While his father, a future P.E. teacher, was fighting in World War II, Peter Edward Ostling was born in Hollywood on July 22, 1944. He got into acting when he played Sheridan Whiteside in The Man Who Came to Dinner, the senior-year play at Newport Harbor High School.
“When I went out for my curtain call, they exploded into applause and I went, ‘Oh, I like this, I’ll be coming back for more, thank you,’” he recalled in a 2022 interview.
Jason went on to study drama at Carnegie Mellon and act in every play he could, with stops at the Paper Mill Playhouse in Milburn, New Jersey; the American Conservatory Theater in San Francisco; and, as a founding member, the South Coast Repertory Company in Costa Mesa, California.
Starting out in the 1960s, he appeared on such shows as The F.B.I., Cimarron Strip, Here Come the Brides and Daniel Boone, followed by work on Gunsmoke, Land of the Giants, Kung Fu and Hawaii Five-O in the early ’70s.
When he lived in the New York area from 1969-77, Jason said he worked on some 300 commercials — he once showed his nipples in a spot for the deodorant Right Guard that ran for two years and made him “a lot of money” — and he was an excellent baritone who performed in several stage musicals.
His film résumé included The Baltimore Bullet (1980), The Long Riders (1980), Dreamscape (1984), The Karate Kid (1984), Heartbreak Ridge (1986), Alien Nation (1988), Mortal Kombat (1995), Congo (1995), The Glimmer Man (1996), Dante’s Peak (1997), Adaptation (2002), Seabiscuit (2003), Alien Apocalypse (2005), Milk (2008), Hail, Caesar! (2016) and Jurassic World: Fallen Kingdom (2018).

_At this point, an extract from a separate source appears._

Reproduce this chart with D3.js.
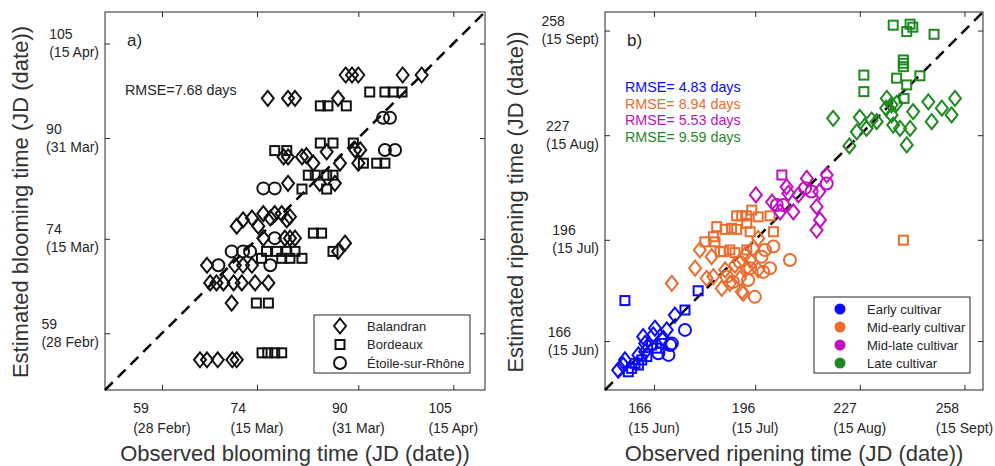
<!DOCTYPE html>
<meta charset="utf-8">
<style>
  body { margin: 0; background: #fff; }
  svg text { font-family: "Liberation Sans", Arial, sans-serif; fill: #262626; }
</style>
<svg width="995" height="466"></svg>
<script src="https://d3js.org/d3.v7.min.js"></script>
<script>
// ---------------- data: [observed JD, estimated JD] ----------------
// a) blooming, by site
const bloomBalandran = [
  [88,100],[89,100],[90,100],[97,100],[100,100],
  [75.7,96.3],[78.9,96.3],[80,96.3],[86.8,96.3],
  [78.2,87],[78.9,87],[81.1,87],[81.8,87.2],[82.9,86],[85,87.8],[87.1,86],[89.5,88.1],[90.3,88.1],[90,86],
  [83.9,82.8],[86.3,82.8],[78.9,82.8],
  [70.8,76],[71.8,77],[73.2,77.3],[74.2,76],[75,78],[76.1,77.3],[76.8,78],[77.9,78],[78.7,77],[79.2,77.5],
  [75,74.1],[78.4,74.1],[79.2,74.1],[80,74.1],[86.8,72],[87.9,73.3],
  [66.1,69.8],[70.5,69.8],[71.8,69.8],[73.2,69.8],
  [66.6,67],[67.6,67],[68.7,67],[70.3,67],[71.6,67],[73.7,67],[75.8,67],
  [70,63.8],
  [65,54.8],[66.1,54.8],[67.8,54.8],[70.1,54.8],[70.8,54.8]
]
const bloomBordeaux = [
  [84,95.1],[85.2,95.1],[88.1,95.1],[91.8,97.3],[94.2,97.3],[95.5,97.3],[96.9,97.3],
  [76.8,88],[78.7,88],[84,89.2],[86,89.2],[89.2,89.2],[90.8,86],[92.9,86],[94.2,86],
  [82.1,84.1],[83.2,84.1],[85,84.1],[86,84.1],[85,81.9],[81.1,81.9],
  [82.9,74.9],[84.2,74.9],
  [75.5,72],[77.1,72],[78.7,72],[80,72],[74.7,70.9],[77.9,70.9],[79.2,70.9],[81.1,70.9],[86,72],
  [73.9,63.8],[75.8,63.8],
  [74.8,55.9],[75.7,55.9],[76.8,55.9],[77.9,55.9]
]
const bloomEtoile = [
  [93.9,93.2],[95,93.2],[94.2,88.1],[95.8,88.1],[75,82],[76.8,82],[76.8,74.1],
  [70,72],[71.8,72],[72.9,72],[67.9,69.8],[76.1,69.8]
]

// b) ripening, by cultivar group and site
const earlyBalandran = [
  [172.2,173.7],[166.3,169.8],[165.8,167.8],[162.8,167.3],[163.4,165.3],[169.8,169.3],
  [168.8,166.8],[157.4,160.4],[155.4,157.4],[156.9,158.9],[161.4,161.9],[163.4,162.8]
]
const earlyBordeaux = [
  [157.4,178],[179.1,180.9],[175.2,175.2],[165.3,164.8],[166.8,163.9],[168.3,165.3],
  [160.4,159.4],[159.4,157.9],[161.4,158.9],[162.4,160.4],[163.9,161.4],[158.4,156.9]
]
const earlyEtoile = [
  [175.2,169.3],[170.8,164.8],[170.3,161.9],[167.3,162.4],[171.3,165.3]
]
const midEarlyBalandran = [
  [179.6,193],[183.1,191],[178.2,187.6],[171.3,183.1],[181.6,184.6],[186.1,181.6],
  [192.5,180.2],[188.5,183.1],[193.5,187.6],[195.4,193.5],[196.9,187.1],[191.5,184.6],
  [196.9,196.4],[194.5,190],[183.6,185.1],[192,180.6],[190,188.5],[187.1,187.1],[193,191.5]
]
const midEarlyBordeaux = [
  [190.5,203.1],[192,203.1],[193.5,203.1],[195,204.8],[196.9,202.8],[200.4,203.1],
  [184.6,199.9],[187.1,199.1],[189,199.4],[190.5,199.1],[193.5,200.9],[201.4,198.4],
  [181.1,195.4],[184.1,195.4],[185.6,192.5],[186.6,192.5],[190,192.2],[193.5,193],
  [183.6,196.9],[194.5,198.4],[188.5,193],[239.9,195.9]
]
const midEarlyEtoile = [
  [201.4,194],[206.3,190],[198.4,186.5],[200.4,187.6],[195.9,179.1],[197.9,191],
  [187.6,185.1],[194.5,187.6],[191.5,189.4],[198.9,193],[189.4,183.5],[193.9,184.1]
]
const midLateBalandran = [
  [196.2,209.3],[201,207.2],[205.3,211.7],[205.8,209.8],[203.4,204.3],[207.3,204.3],
  [208.8,209.3],[211.3,214.2],[215,210.3],[217.2,215.2],[214.2,205.8],[215.2,201.9],[214.2,198.9]
]
const midLateBordeaux = [[203.9,215.2]]
const midLateEtoile = [
  [202.4,206.3],[204.3,206.3],[210.8,211.3],[212.7,210.3],[217.2,212.7]
]
const lateBalandran = [
  [219.1,232],[227,232.3],[226.1,228],[229,229],[230.5,231.5],[232,231],[223.9,223.8],
  [235,237.9],[234.8,235],[236.4,236],[237.9,236.4],[236.4,233],[236.9,230],[238.9,229],
  [241.9,229],[242.8,234],[240.9,224.1],[247.3,236.9],[248.3,231],[251.3,235],[254.2,233],[255.2,237.9]
]
const lateBordeaux = [
  [236.9,259.6],[241.9,259.9],[242.7,259],[240.9,257.7],[249,256.9],
  [239.9,249.3],[239.9,248.3],[239.9,247.3],[228.2,244.8],[228.2,239.9],
  [237.9,243.9],[240.9,241.9],[244.8,244.6],[240.1,237.9]
]
const lateEtoile = []

const bloomTicks = [59, 74, 90, 105]
const bloomTickDates = ["(28 Febr)", "(15 Mar)", "(31 Mar)", "(15 Apr)"]
const ripenTicks = [166, 196, 227, 258]
const ripenTickDates = ["(15 Jun)", "(15 Jul)", "(15 Aug)", "(15 Sept)"]

const siteNames = ["Balandran", "Bordeaux", "Étoile-sur-Rhône"]
const groupNames = ["Early cultivar", "Mid-early cultivar", "Mid-late cultivar", "Late cultivar"]
const groupColors = ["#0a0aff", "#eb6d2e", "#c010c0", "#1f8a1f"]
const ripenRmse = ["RMSE= 4.83 days", "RMSE= 8.94 days", "RMSE= 5.53 days", "RMSE= 9.59 days"]

// ====================================================================
const svg = d3.select("svg")

const diamondPath = "M0,-7.5L6,0L0,7.5L-6,0Z"

const drawMarker = (g, shape, color) => {
  if (shape === "diamond") {
    g.append("path").attr("d", diamondPath)
  } else if (shape === "square") {
    g.append("rect").attr("x", -4.5).attr("y", -4.5).attr("width", 9).attr("height", 9)
  } else {
    g.append("circle").attr("r", 6)
  }
  g.selectAll("*").attr("fill", "none").attr("stroke", color).attr("stroke-width", 2)
}

const panel = (left, top, right, bottom, domain, ticks, dates) => {
  const x = d3.scaleLinear().domain(domain).range([left, right])
  const y = d3.scaleLinear().domain(domain).range([bottom, top])
  const g = svg.append("g")

  // ticks on all four sides, pointing inwards
  g.append("g").attr("transform", `translate(0,${bottom})`)
    .call(d3.axisBottom(x).tickValues(ticks).tickSize(-5).tickFormat(""))
  g.append("g").attr("transform", `translate(0,${top})`)
    .call(d3.axisTop(x).tickValues(ticks).tickSize(-5).tickFormat(""))
  g.append("g").attr("transform", `translate(${left},0)`)
    .call(d3.axisLeft(y).tickValues(ticks).tickSize(-5).tickFormat(""))
  g.append("g").attr("transform", `translate(${right},0)`)
    .call(d3.axisRight(y).tickValues(ticks).tickSize(-5).tickFormat(""))
  g.selectAll(".domain").remove()
  g.selectAll(".tick line").attr("stroke", "#262626")

  g.append("rect")
    .attr("x", left).attr("y", top)
    .attr("width", right - left).attr("height", bottom - top)
    .attr("fill", "none").attr("stroke", "#262626").attr("stroke-width", 1)

  // two-line tick labels: left aligned lines, block centred on tick
  ticks.forEach((t, i) => {
    const tx = g.append("text").attr("font-size", 14)
    const a = tx.append("tspan").attr("y", bottom + 23).text(t)
    const b = tx.append("tspan").attr("y", bottom + 43).text(dates[i])
    const w = Math.max(a.node().getComputedTextLength(), b.node().getComputedTextLength())
    a.attr("x", x(t) - w / 2)
    b.attr("x", x(t) - w / 2)

    const ty = g.append("text").attr("font-size", 14)
    const c = ty.append("tspan").attr("y", y(t) - 4.5).attr("x", 0).text(t)
    const d = ty.append("tspan").attr("y", y(t) + 13.5).attr("x", 0).text(dates[i])
    const w2 = Math.max(c.node().getComputedTextLength(), d.node().getComputedTextLength())
    c.attr("x", left - 6 - w2)
    d.attr("x", left - 6 - w2)
  })

  // 1:1 line
  g.append("line")
    .attr("x1", x(domain[0])).attr("y1", y(domain[0]))
    .attr("x2", x(domain[1])).attr("y2", y(domain[1]))
    .attr("stroke", "#000").attr("stroke-width", 2.5)
    .attr("stroke-dasharray", "11,7")

  return { g, x, y }
}

const plotPoints = (p, data, shape, color) => {
  p.g.append("g").selectAll("g")
    .data(data)
    .enter()
    .append("g")
    .attr("transform", (d) => `translate(${p.x(d[0])},${p.y(d[1])})`)
    .each(function () { drawMarker(d3.select(this), shape, color) })
}

// ---------------- a) blooming ----------------
const pa = panel(105, 12, 485, 390, [50, 110], bloomTicks, bloomTickDates)
plotPoints(pa, bloomBalandran, "diamond", "#111")
plotPoints(pa, bloomBordeaux, "square", "#111")
plotPoints(pa, bloomEtoile, "circle", "#111")

svg.append("text").attr("x", 127).attr("y", 46).attr("font-size", 17).text("a)")
svg.append("text").attr("x", 125).attr("y", 95).attr("font-size", 14.3).text("RMSE=7.68 days")

// legend a)
const la = svg.append("g")
la.append("rect").attr("x", 314).attr("y", 315).attr("width", 156).attr("height", 58)
  .attr("fill", "#fff").attr("stroke", "#262626")
siteNames.forEach((name, i) => {
  const cy = 326 + i * 18.5
  drawMarker(la.append("g").attr("transform", `translate(340,${cy})`),
    ["diamond", "square", "circle"][i], "#111")
  la.append("text").attr("x", 367).attr("y", cy + 4.5).attr("font-size", 13).text(name)
})

svg.append("text").attr("x", 295).attr("y", 461).attr("text-anchor", "middle")
  .attr("font-size", 22).style("fill", "#333").text("Observed blooming time (JD (date))")
svg.append("text").attr("transform", "translate(28,202) rotate(-90)").attr("text-anchor", "middle")
  .attr("font-size", 22).style("fill", "#333").text("Estimated blooming time (JD (date))")

// ---------------- b) ripening ----------------
const pb = panel(605, 12, 983, 390, [151.5, 263.5], ripenTicks, ripenTickDates)
const groups = [
  [earlyBalandran, earlyBordeaux, earlyEtoile],
  [midEarlyBalandran, midEarlyBordeaux, midEarlyEtoile],
  [midLateBalandran, midLateBordeaux, midLateEtoile],
  [lateBalandran, lateBordeaux, lateEtoile]
]
groups.forEach((sets, i) => {
  plotPoints(pb, sets[0], "diamond", groupColors[i])
  plotPoints(pb, sets[1], "square", groupColors[i])
  plotPoints(pb, sets[2], "circle", groupColors[i])
})

svg.append("text").attr("x", 627).attr("y", 46).attr("font-size", 17).text("b)")
ripenRmse.forEach((t, i) => {
  svg.append("text").attr("x", 625).attr("y", 92 + i * 16.7)
    .attr("font-size", 14.3).style("fill", groupColors[i]).text(t)
})

// legend b)
const lb = svg.append("g")
lb.append("rect").attr("x", 814).attr("y", 297).attr("width", 156).attr("height", 76)
  .attr("fill", "#fff").attr("stroke", "#262626")
groupNames.forEach((name, i) => {
  const cy = 309 + i * 18
  lb.append("circle").attr("cx", 840).attr("cy", cy).attr("r", 5.5).attr("fill", groupColors[i])
  lb.append("text").attr("x", 867).attr("y", cy + 4.5).attr("font-size", 13).text(name)
})

svg.append("text").attr("x", 794).attr("y", 461).attr("text-anchor", "middle")
  .attr("font-size", 22).style("fill", "#333").text("Observed ripening time (JD (date))")
svg.append("text").attr("transform", "translate(523,202) rotate(-90)").attr("text-anchor", "middle")
  .attr("font-size", 22).style("fill", "#333").text("Estimated ripening time (JD (date))")
</script>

He has several projects in the can as well.
An avid tennis player and furniture maker, he said his career prospects improved when he gave up drinking more than 40 years ago.
Survivors include his wife, Eileen (they married in 1979), and his children, Michael Andrew van Ameringen and daughter Robin Goldwasser, the singer, playwright and wife of John Flansburgh, half of the alt band They Might Be Giants.
“I always say there are only two things you need to do to be an actor,” he said in a 2019 interview. “You have to show up on time and you have to know your lines — you don’t even have to be good.”
9:42 a.m. Updated with details of death.